Soube de uma senhora, ainda jovem, que narrou a força que
fizera pra levar o marido à Missa, homem duro, de vontade de ferro e coração de
pedra. Demorou. Mas, um dia, ele foi. Era perto do Natal, nada mais natural.
Sentou-se sério, ouvido atento. O que ela não esperava é que, justo naquele
dia, fosse lida a genealogia de Jesus: “Abraão gerou Isaac, Isaac gerou Jacó,
Jacó gerou Judá...” três vezes: quatorze gerações. Ela se encolheu no banco e
pensou: É o fim! No caminho de volta, silêncio total. Assim que entrou, ela
pediu desculpas. Seria melhor outro texto, mais saboroso... Qual não foi a sua
surpresa, quando o marido lhe confiou que nunca mais faltaria à Missa. E
completou: Aquela não é a minha família? Não posso ficar fora dela!
Hoje quero falar dos homens dessa família. Na semana que
vem, as mulheres. Adão é o primeiro homem: o homem mítico, o homem-criança.

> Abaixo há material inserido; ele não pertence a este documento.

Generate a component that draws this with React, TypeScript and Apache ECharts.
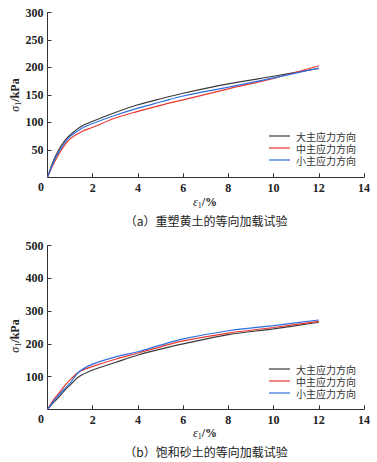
import React, { useEffect, useRef } from "react";
import * as echarts from "echarts";

const seriesNames = ["大主应力方向", "中主应力方向", "小主应力方向"];
const seriesColors = ["#3a3a3a", "#e8372f", "#2f6ee0"];

const epsA = [0, 0.25, 0.5, 0.75, 1, 1.5, 2, 3, 4, 5, 6, 8, 10, 12];
const majorA = [0, 29, 50, 66, 77, 93, 102, 118, 132, 143, 153, 170, 184, 198];
const interA = [0, 23, 42, 58, 70, 83, 91, 108, 120, 131, 141, 161, 180, 203];
const minorA = [0, 26, 46, 62, 74, 89, 98, 113, 126, 137, 148, 164, 181, 199];

const epsB = [0, 0.25, 0.5, 0.75, 1, 1.4, 2, 3, 4, 5, 6, 8, 10, 12];
const majorB = [0, 20, 37, 57, 74, 100, 120, 143, 166, 184, 200, 228, 246, 266];
const interB = [0, 27, 49, 71, 90, 115, 131, 153, 172, 191, 209, 233, 250, 269];
const minorB = [0, 23, 43, 62, 80, 115, 138, 160, 176, 196, 215, 240, 256, 273];

const xTicks = [0, 14, 2];
const yTicksA = [0, 300, 50];
const yTicksB = [0, 500, 100];

const subtitleA = "（a）重塑黄土的等向加载试验";
const subtitleB = "（b）饱和砂土的等向加载试验";

const serif = "'Liberation Serif', 'DejaVu Serif', serif";
const cjk = "'Noto Sans CJK SC', sans-serif";

function pairs(xs: number[], ys: number[]) {
  return xs.map((x, i) => [x, ys[i]]);
}

export default function App() {
  const ref = useRef<HTMLDivElement>(null);
  useEffect(() => {
    if (!ref.current) return;
    const chart = echarts.init(ref.current, null, { renderer: "svg" });
    const axisLine = { lineStyle: { color: "#333", width: 1 } };
    const labelStyle = { fontFamily: serif, fontWeight: "bold", fontSize: 12, color: "#222" };
    const mkX = (gridIndex: number) => ({
      type: "value",
      gridIndex,
      min: xTicks[0],
      max: xTicks[1],
      interval: xTicks[2],
      axisLine,
      axisTick: { inside: true, length: 4, lineStyle: { color: "#333" } },
      axisLabel: { ...labelStyle, margin: 5, formatter: (v: number) => (v === 0 ? "" : String(v)) },
      splitLine: { show: false },
    });
    const mkY = (gridIndex: number, t: number[]) => ({
      type: "value",
      gridIndex,
      min: t[0],
      max: t[1],
      interval: t[2],
      axisLine: { show: true, ...axisLine },
      axisTick: { show: true, inside: true, length: 4, lineStyle: { color: "#333" } },
      axisLabel: { ...labelStyle, margin: 4, formatter: (v: number) => (v === 0 ? "" : String(v)) },
      splitLine: { show: false },
    });
    const dataA = [majorA, interA, minorA];
    const dataB = [majorB, interB, minorB];
    const series: any[] = [];
    const mkSeries = (n: string, i: number, axis: number, xs: number[], ys: number[]) => ({
      type: "line", name: n, xAxisIndex: axis, yAxisIndex: axis,
      smooth: 0.35,
      showSymbol: false, data: pairs(xs, ys),
      lineStyle: { color: seriesColors[i], width: 1.2 }, itemStyle: { color: seriesColors[i] },
    });
    seriesNames.forEach((n, i) => series.push(mkSeries(n, i, 0, epsA, dataA[i])));
    seriesNames.forEach((n, i) => series.push(mkSeries(n, i, 1, epsB, dataB[i])));
    const legend = (top: number) => ({
      orient: "vertical",
      left: 264,
      top,
      icon: "rect",
      itemWidth: 21,
      itemHeight: 1.2,
      itemGap: 2,
      data: seriesNames,
      selectedMode: false,
      textStyle: { fontFamily: cjk, fontSize: 10, color: "#333", lineHeight: 10, padding: [0, 0, 0, 1] },
    });
    const richAxis = {
      g: { fontFamily: serif, fontStyle: "italic", fontSize: 12, fill: "#222" },
      s: { fontFamily: serif, fontSize: 8, fill: "#222", padding: [6, 0, 0, 0] },
      n: { fontFamily: serif, fontWeight: "bold", fontSize: 12, fill: "#222" },
    };
    const textEl = (x: number, y: number, text: string, extra: any = {}) => ({
      type: "text", x, y,
      style: { text, fill: "#222", align: "center", verticalAlign: "middle", ...extra },
    });
    chart.setOption({
      animation: false,
      grid: [
        { left: 47.5, top: 12.5, width: 316.5, height: 164.8 },
        { left: 47.5, top: 245.7, width: 316.5, height: 163.6 },
      ],
      xAxis: [mkX(0), mkX(1)],
      yAxis: [mkY(0, yTicksA), mkY(1, yTicksB)],
      legend: [legend(126), legend(359)],
      series,
      graphic: [
        textEl(41, 187, "0", { fontFamily: serif, fontWeight: "bold", fontSize: 12 }),
        textEl(41, 418.5, "0", { fontFamily: serif, fontWeight: "bold", fontSize: 12 }),
        textEl(205, 202, "{g|ε}{s|1}{n|/%}", { rich: richAxis }),
        textEl(205, 433, "{g|ε}{s|1}{n|/%}", { rich: richAxis }),
        { ...textEl(15, 95, "{g|σ}{s|1}{n|/kPa}", { rich: richAxis }), rotation: Math.PI / 2 },
        { ...textEl(15, 336, "{g|σ}{s|1}{n|/kPa}", { rich: richAxis }), rotation: Math.PI / 2 },
        textEl(206, 220, subtitleA, { fontFamily: cjk, fontSize: 12 }),
        textEl(206, 451, subtitleB, { fontFamily: cjk, fontSize: 12 }),
      ],
    });
    return () => chart.dispose();
  }, []);
  return (
    <div
      ref={ref}
      style={{ position: "absolute", left: 0, top: 0, width: 377, height: 462, background: "#fff" }}
    />
  );
}
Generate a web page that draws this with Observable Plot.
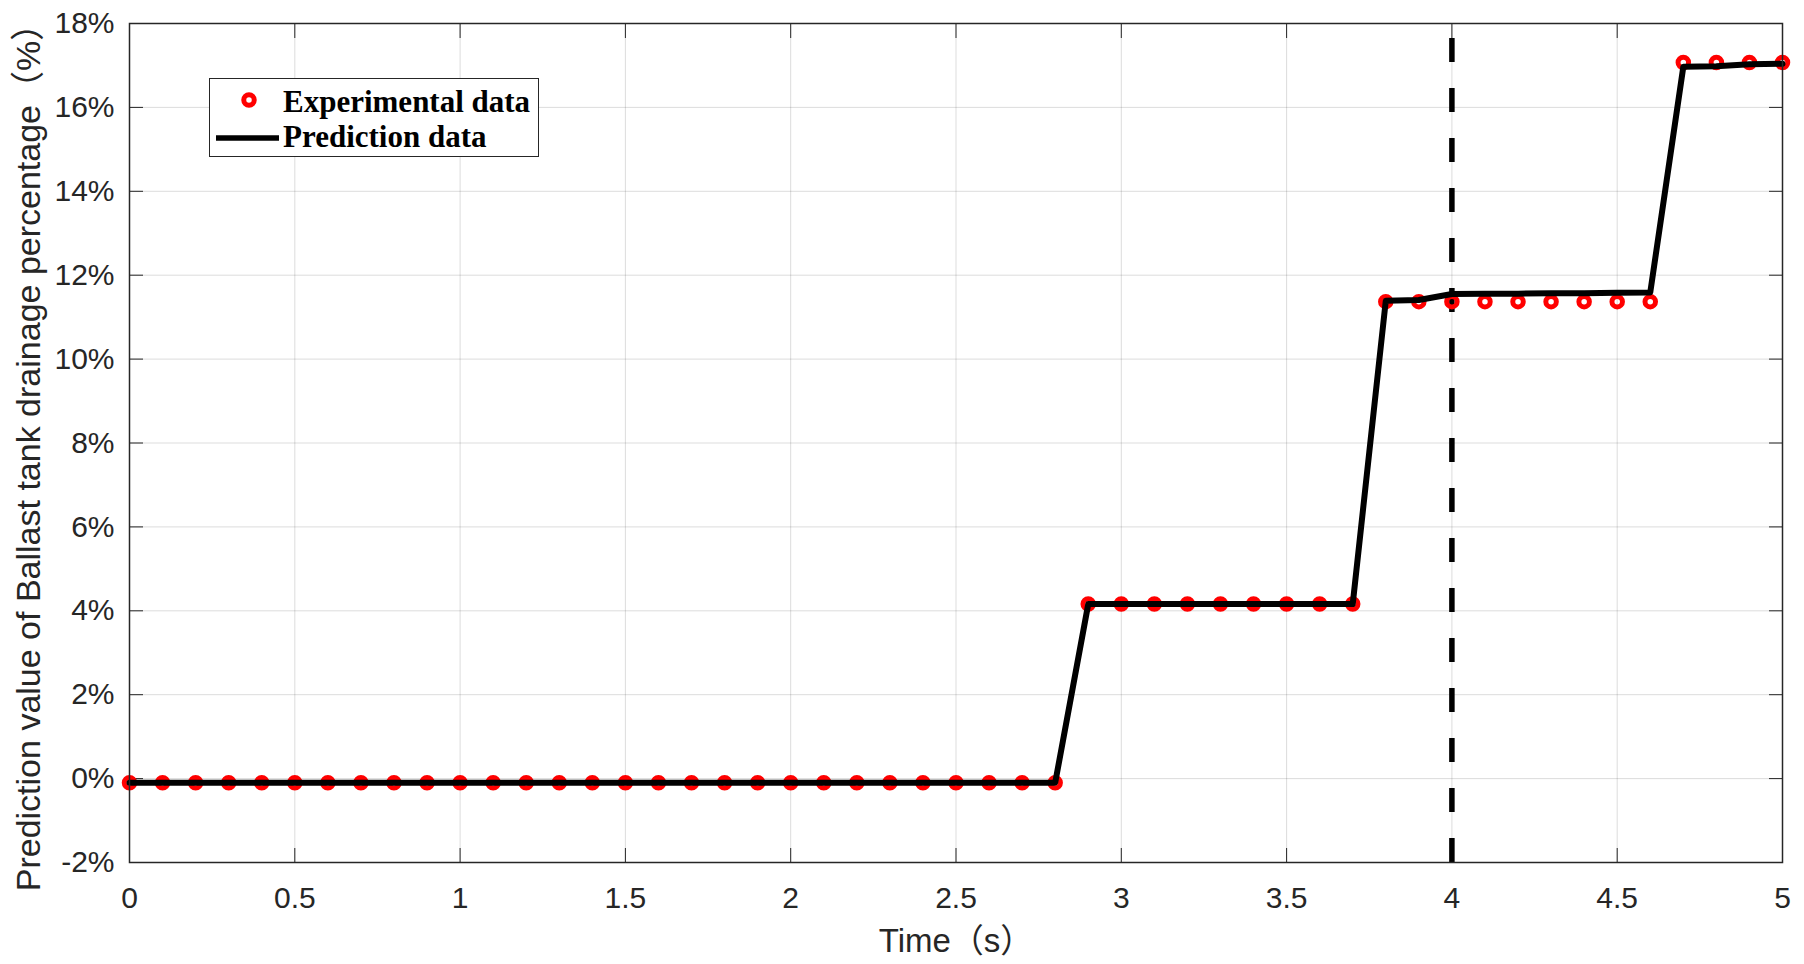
<!DOCTYPE html>
<html>
<head>
<meta charset="utf-8">
<script src="https://cdn.jsdelivr.net/npm/d3@7"></script>
<script src="https://cdn.jsdelivr.net/npm/@observablehq/plot@0.6"></script>
<style>
  html, body { margin: 0; padding: 0; background: #fff; }
  #wrap { position: relative; width: 1804px; height: 964px; }
  svg text { text-spacing-trim: space-all; }
  #legend {
    position: absolute; left: 209px; top: 78px; width: 328px; height: 77px;
    border: 1.5px solid #262626; background: #fff; box-sizing: content-box;
    font-family: "Liberation Serif", "Times New Roman", serif; font-weight: bold; font-size: 31px; color: #000;
  }
  #legend svg { position: absolute; left: 0; top: 0; }
  #legend .t { position: absolute; left: 73px; line-height: 1; white-space: nowrap; }
</style>
</head>
<body>
<div id="wrap">
  <div id="chart"></div>
  <div id="legend">
    <svg width="80" height="77">
      <circle cx="39" cy="21" r="5.25" fill="none" stroke="#ff0000" stroke-width="5"></circle>
      <line x1="6" x2="69" y1="59" y2="59" stroke="#000" stroke-width="5.5"></line>
    </svg>
    <div class="t" style="top:7px">Experimental data</div>
    <div class="t" style="top:42px">Prediction data</div>
  </div>
</div>
<script>
// Time (s)
const times = [0, 0.1, 0.2, 0.3, 0.4, 0.5, 0.6, 0.7, 0.8, 0.9,
  1.0, 1.1, 1.2, 1.3, 1.4, 1.5, 1.6, 1.7, 1.8, 1.9,
  2.0, 2.1, 2.2, 2.3, 2.4, 2.5, 2.6, 2.7, 2.8, 2.9,
  3.0, 3.1, 3.2, 3.3, 3.4, 3.5, 3.6, 3.7, 3.8, 3.9,
  4.0, 4.1, 4.2, 4.3, 4.4, 4.5, 4.6, 4.7, 4.8, 4.9, 5.0];

// Experimental data (%)
const experimental = [-0.1, -0.1, -0.1, -0.1, -0.1, -0.1, -0.1, -0.1, -0.1, -0.1,
  -0.1, -0.1, -0.1, -0.1, -0.1, -0.1, -0.1, -0.1, -0.1, -0.1,
  -0.1, -0.1, -0.1, -0.1, -0.1, -0.1, -0.1, -0.1, -0.1, 4.16,
  4.16, 4.16, 4.16, 4.16, 4.16, 4.16, 4.16, 4.16, 11.37, 11.37,
  11.37, 11.37, 11.37, 11.37, 11.37, 11.37, 11.37, 17.07, 17.07, 17.07, 17.07];

// Prediction data (%)
const prediction = [-0.1, -0.1, -0.1, -0.1, -0.1, -0.1, -0.1, -0.1, -0.1, -0.1,
  -0.1, -0.1, -0.1, -0.1, -0.1, -0.1, -0.1, -0.1, -0.1, -0.1,
  -0.1, -0.1, -0.1, -0.1, -0.1, -0.1, -0.1, -0.1, -0.1, 4.16,
  4.16, 4.16, 4.16, 4.16, 4.16, 4.16, 4.16, 4.16, 11.39, 11.41,
  11.55, 11.56, 11.56, 11.57, 11.57, 11.58, 11.59, 16.97, 16.98, 17.03, 17.04];

// Vertical dashed marker (s)
const markerTime = [4];

const xTicks = [0, 0.5, 1, 1.5, 2, 2.5, 3, 3.5, 4, 4.5, 5];
const yTicks = [-2, 0, 2, 4, 6, 8, 10, 12, 14, 16, 18];
const xLabel = "Time（s）";
const yLabel = "Prediction value of Ballast tank drainage percentage（%）";

const rows = times.map((t, i) => ({t, exp: experimental[i], pred: prediction[i]}));

const axisColor = "#262626";
const sans = "'Liberation Sans', 'Noto Sans CJK SC', Arial, sans-serif";

const chart = Plot.plot({
  width: 1804,
  height: 964,
  marginLeft: 129,
  marginRight: 22,
  marginTop: 23,
  marginBottom: 102,
  style: {fontFamily: sans, background: "#fff", color: axisColor},
  x: {domain: [0, 5]},
  y: {domain: [-2, 18]},
  marks: [
    Plot.gridX(xTicks, {stroke: axisColor, strokeOpacity: 0.16, strokeWidth: 1}),
    Plot.gridY(yTicks, {stroke: axisColor, strokeOpacity: 0.16, strokeWidth: 1}),
    // tick labels
    Plot.axisX(xTicks, {anchor: "bottom", tickSize: 0, tickPadding: 24, tickFormat: d => String(d), fontSize: 30, fill: axisColor, label: null}),
    Plot.axisY(yTicks, {anchor: "left", tickSize: 0, tickPadding: 15, tickFormat: d => d + "%", fontSize: 30, fill: axisColor, label: null}),
    // inward ticks on all four sides
    Plot.axisX(xTicks, {anchor: "bottom", tickSize: 14, dy: -14, text: null, label: null, stroke: axisColor}),
    Plot.axisX(xTicks, {anchor: "top", tickSize: 14, dy: 14, text: null, label: null, stroke: axisColor}),
    Plot.axisY(yTicks, {anchor: "left", tickSize: 14, dx: 14, text: null, label: null, stroke: axisColor}),
    Plot.axisY(yTicks, {anchor: "right", tickSize: 14, dx: -14, text: null, label: null, stroke: axisColor}),
    // axis titles
    Plot.text([xLabel], {frameAnchor: "bottom", dx: 0, dy: 89, lineAnchor: "bottom", fontSize: 33, fill: axisColor}),
    Plot.text([yLabel], {frameAnchor: "left", dx: -114, dy: 6, rotate: -90, textAnchor: "middle", lineAnchor: "top", fontSize: 34, fill: axisColor}),
    // dashed vertical line
    Plot.ruleX(markerTime, {stroke: "#000", strokeWidth: 5.5, strokeDasharray: "24,26", strokeDashoffset: 35}),
    // data
    Plot.dot(rows, {x: "t", y: "exp", r: 5.25, stroke: "#ff0000", strokeWidth: 5, fill: "none"}),
    Plot.line(rows, {x: "t", y: "pred", stroke: "#000", strokeWidth: 6, strokeLinejoin: "round"}),
    Plot.frame({stroke: axisColor, strokeWidth: 1.5})
  ]
});
document.getElementById("chart").appendChild(chart);
</script>
</body>
</html>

Preso a um jardim-de-infância, precisou romper com o lado infantil. Mas, ao
fazer isso, como todos os homens-crianças acabam fazendo, rompeu também com a
figura paterna, estancou a fonte, quebrou a harmonia. E se tornou um homem com
mágoa do pai. E homens com mágoa paterna sempre têm problemas com autoridade.
Abraão é o peregrino que parte para chegar a si mesmo, e,
para isso, precisa romper todas as dependências e apegos. “Sai da tua terra e
vai...” (Gn 12,1). Enquanto Adão rompeu com Deus para buscar a liberdade,
Abraão se uniu ainda mais a Ele, justamente, para buscar construir-se. Para
onde vamos? Sempre para casa. Tudo o que começou com Adão, recomeça com Abraão.
Quem sabe agora dê certo? Parece ser sempre essa a expectativa de Deus.
Isaac sequer mudou de nome. Ele vai permanecer no papel
de vítima onde foi colocado pelo pai. Será enganado por Rebeca. Contudo,
enquanto vítima, foi também algoz. Cego, ele prefere Jacó e fere Esaú. Sara já
havia pressionado Abraão a repudiar Ismael, o filho da escrava. Isaac revê o
drama se repetindo ali: irmãos que não se entendem, Esaú pronto a matar Jacó.
Assuntos não resolvidos sempre se repetirão.
E Jacó? Esse foi o “filhinho da mamãe”. Por ele, Rebeca
enganou o marido e perdeu o outro filho. Jacó teve de fugir para reconstruir a
vida em outro lugar. Será enganado pelo sogro que lhe dará Lia no lugar de
Raquel. Sempre as mesmas questões e as mesmas repetições. No final, Jacó terá
de enfrentar o irmão Esaú. Só então receberá a bênção que um dia roubou.
Quando, no fim da história, os dois irmãos se encontrarem e se reconciliarem,
Jacó dirá a Esaú: “Vim à tua presença como se vem à presença de Deus...” (Gn
33,10). Fecha-se o ciclo. Nenhuma mentira mais. Nada a esconder.
Viram como é sempre a mesma história: um pai, uma mãe,
irmãos, disputas e repetições. Tudo simples. Sem Deus, nada fácil! Eu também
vim à sua presença como se vai à presença de Deus.